> [SUPPLIED DATA]
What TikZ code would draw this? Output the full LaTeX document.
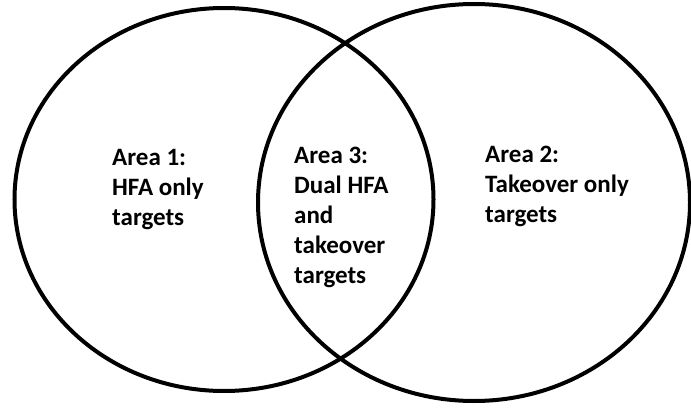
\documentclass[tikz,border=0pt]{standalone}
\usepackage{fontspec}
\setmainfont{Carlito}
\usepackage{tikz}
\usetikzlibrary{positioning}

\begin{document}
\begin{tikzpicture}[x=1pt, y=1pt,
    area/.style={draw, line width=4pt},
    label/.style={anchor=base west, inner sep=0pt, align=left, font=\bfseries\fontsize{25}{30}\selectfont}
]
\useasboundingbox (0,0) rectangle (691,408);

\draw[area] (224,208.5) ellipse [x radius=209.5, y radius=191.5];
\draw[area] (474,205.5) ellipse [x radius=216, y radius=198.5];

% base anchor sits on the last line
\node[label] (one) at (112,183) {Area 1:\\HFA only\\targets};
\node[label] (three) at (294,125) {Area 3:\\Dual HFA\\and\\takeover\\targets};
\node[label] (two) at (485,186) {Area 2:\\Takeover only\\targets};

\end{tikzpicture}
\end{document}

> [PROBLEM DETAILS] From the first line of the material down to the line containing "radius=216, y radius=198.5];", inclusive, return each line exactly, skipping any picture.

> [PROBLEM SOLUTION]
What TikZ code would draw this? Output the full LaTeX document.
\documentclass[tikz,border=0pt]{standalone}
\usepackage{fontspec}
\setmainfont{Carlito}
\usepackage{tikz}
\usetikzlibrary{positioning}

\begin{document}
\begin{tikzpicture}[x=1pt, y=1pt,
    area/.style={draw, line width=4pt},
    label/.style={anchor=base west, inner sep=0pt, align=left, font=\bfseries\fontsize{25}{30}\selectfont}
]
\useasboundingbox (0,0) rectangle (691,408);

\draw[area] (224,208.5) ellipse [x radius=209.5, y radius=191.5];
\draw[area] (474,205.5) ellipse [x radius=216, y radius=198.5];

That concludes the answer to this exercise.